SOURCE EXCERPT:
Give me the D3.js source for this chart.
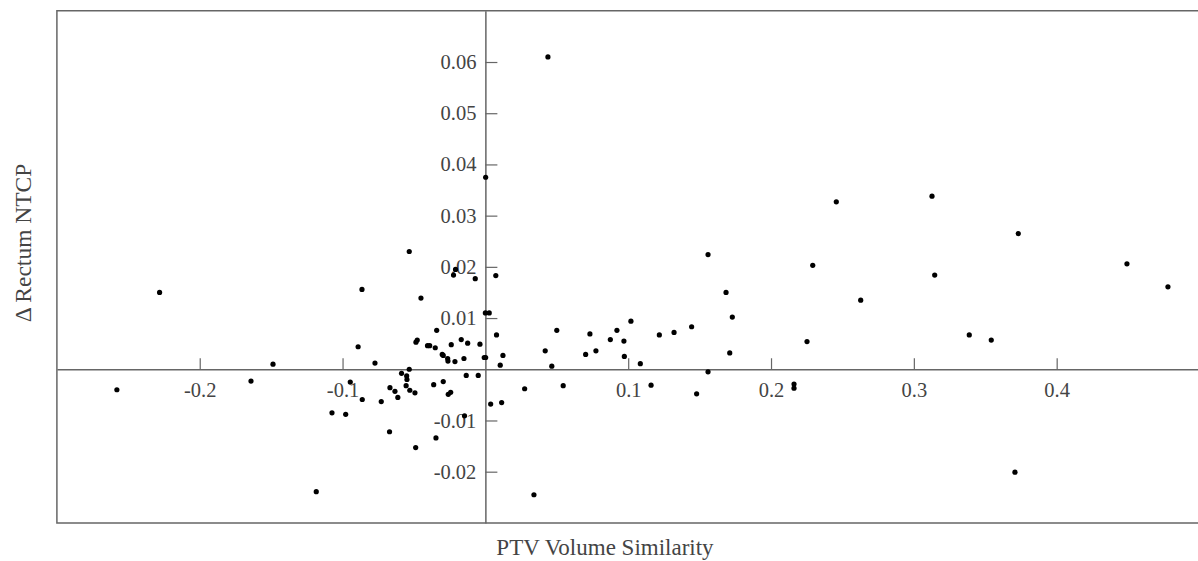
<!DOCTYPE html>
<html>
<head>
<meta charset="utf-8">
<script src="https://cdn.jsdelivr.net/npm/d3@7"></script>
<style>
    body { margin: 0; background: #fff; }
    svg text { font-family: "Liberation Serif", "Times New Roman", serif; fill: #444; }
</style>
</head>
<body>
<div id="chart"></div>
<script>
// PTV volume similarity (x) vs change in rectum NTCP (y)
const volumeSimilarity = [
    0.0002, -0.0533, -0.0864, -0.0223, -0.0209, -0.0071, 0.0073, -0.0451, 0.0000, 0.0027,
    -0.0891, -0.0773, -0.0486, -0.0477, -0.0405, -0.0390, -0.0351, -0.0341, -0.0302, -0.0295,
    -0.0264, -0.0262, -0.0239, -0.0213, -0.0169, -0.0150, -0.0124, -0.0038, -0.0008, 0.0002,
    0.0078, 0.0123, 0.0104, 0.0419, 0.0500, 0.0465, -0.0533, -0.0587, -0.0551, -0.0549,
    -0.0555, -0.0529, -0.0493, -0.0668, -0.0633, -0.0613, -0.0729, -0.0862, -0.0946, -0.1074,
    -0.0978, -0.0671, -0.0488, -0.0346, -0.0362, -0.0295, -0.0260, -0.0243, -0.0146, -0.0134,
    -0.0050, 0.0037, 0.0114, 0.0275, -0.2281, -0.2580, -0.1487, -0.1641, -0.1184, 0.0702,
    0.0732, 0.0774, 0.0875, 0.0921, 0.0970, 0.0973, 0.1019, 0.1085, 0.1218, 0.1321,
    0.1444, 0.1685, 0.1729, 0.1711, 0.2252, 0.1559, 0.1160, 0.1479, 0.2161, 0.2161,
    0.0545, 0.0340, 0.0438, 0.1559, 0.2292, 0.2457, 0.3127, 0.3731, 0.3146, 0.4492,
    0.4779, 0.2628, 0.3388, 0.3542, 0.3708
];
const deltaNTCP = [
    0.0375, 0.0230, 0.0156, 0.0184, 0.0195, 0.0177, 0.0183, 0.0139, 0.0110, 0.0110,
    0.0044, 0.0012, 0.0053, 0.0057, 0.0046, 0.0046, 0.0042, 0.0076, 0.0029, 0.0027,
    0.0021, 0.0016, 0.0048, 0.0015, 0.0058, 0.0021, 0.0051, 0.0049, 0.0023, 0.0023,
    0.0067, 0.0027, 0.0008, 0.0036, 0.0076, 0.0006, 0.0000, -0.0008, -0.0013, -0.0020,
    -0.0032, -0.0041, -0.0046, -0.0036, -0.0043, -0.0055, -0.0063, -0.0059, -0.0025, -0.0085,
    -0.0088, -0.0122, -0.0153, -0.0134, -0.0030, -0.0024, -0.0049, -0.0045, -0.0091, -0.0012,
    -0.0012, -0.0068, -0.0065, -0.0038, 0.0150, -0.0040, 0.0010, -0.0023, -0.0239, 0.0029,
    0.0069, 0.0036, 0.0058, 0.0076, 0.0055, 0.0025, 0.0094, 0.0011, 0.0067, 0.0072,
    0.0083, 0.0150, 0.0102, 0.0032, 0.0054, -0.0005, -0.0031, -0.0048, -0.0029, -0.0037,
    -0.0032, -0.0245, 0.0610, 0.0224, 0.0203, 0.0327, 0.0338, 0.0265, 0.0184, 0.0206,
    0.0161, 0.0135, 0.0067, 0.0057, -0.0201
];
const xTicks = [-0.2, -0.1, 0.1, 0.2, 0.3, 0.4];
const yTicks = [-0.02, -0.01, 0.01, 0.02, 0.03, 0.04, 0.05, 0.06];

const points = volumeSimilarity.map((v, i) => ({ x: v, y: deltaNTCP[i] }));

let width = 1198, height = 561;

let svg = d3.select("#chart").append("svg")
    .attr("width", width)
    .attr("height", height);

// Scales
let x = d3.scaleLinear()
    .domain([-0.3, 0.5])
    .range([56.9, 1199.5]);

let y = d3.scaleLinear()
    .domain([-0.03, 0.07])
    .range([522.9, 10.8]);

// Frame (open on the right, it runs off the picture)
svg.append("path")
    .attr("d", "M" + x(0.5) + "," + y(0.07) + "H" + x(-0.3) + "V" + y(-0.03) + "H" + x(0.5))
    .attr("fill", "none")
    .attr("stroke", "#666")
    .attr("stroke-width", 1.5);

// Axes through the origin
let xAxis = d3.axisBottom(x)
    .tickValues(xTicks)
    .tickFormat(d => String(d))
    .tickSizeInner(-11)
    .tickSizeOuter(0)
    .tickPadding(13);

let yAxis = d3.axisLeft(y)
    .tickValues(yTicks)
    .tickFormat(d => String(d))
    .tickSizeInner(-12)
    .tickSizeOuter(0)
    .tickPadding(9);

let gx = svg.append("g")
    .attr("class", "x-axis axis")
    .attr("transform", "translate(0," + y(0) + ")")
    .call(xAxis);

let gy = svg.append("g")
    .attr("class", "y-axis axis")
    .attr("transform", "translate(" + x(0) + ",0)")
    .call(yAxis);

[gx, gy].forEach(g => {
    g.select(".domain").attr("stroke", "#666").attr("stroke-width", 1.5);
    g.selectAll(".tick line").attr("stroke", "#666").attr("stroke-width", 1.2);
    g.selectAll(".tick text")
        .attr("font-size", 20.5)
        .attr("font-family", null)
        .attr("fill", "#444");
    g.attr("font-family", null);
});

// Dots
svg.selectAll(".dot")
    .data(points)
    .enter().append("circle")
    .attr("class", "dot")
    .attr("cx", d => x(d.x))
    .attr("cy", d => y(d.y))
    .attr("r", 2.6)
    .attr("fill", "#000");

// Axis titles
svg.append("text")
    .attr("x", 605)
    .attr("y", 555)
    .attr("text-anchor", "middle")
    .attr("font-size", 23)
    .text("PTV Volume Similarity");

svg.append("text")
    .attr("transform", "translate(31,243) rotate(-90)")
    .attr("text-anchor", "middle")
    .attr("font-size", 23.5)
    .text("Δ Rectum NTCP");
</script>
</body>
</html>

SHORT PROBLEM:
Identify the lines that contain the string "chart", and copy every one of them.

EXERCISE ANSWER:
Give me the D3.js source for this chart.
<div id="chart"></div>
let svg = d3.select("#chart").append("svg")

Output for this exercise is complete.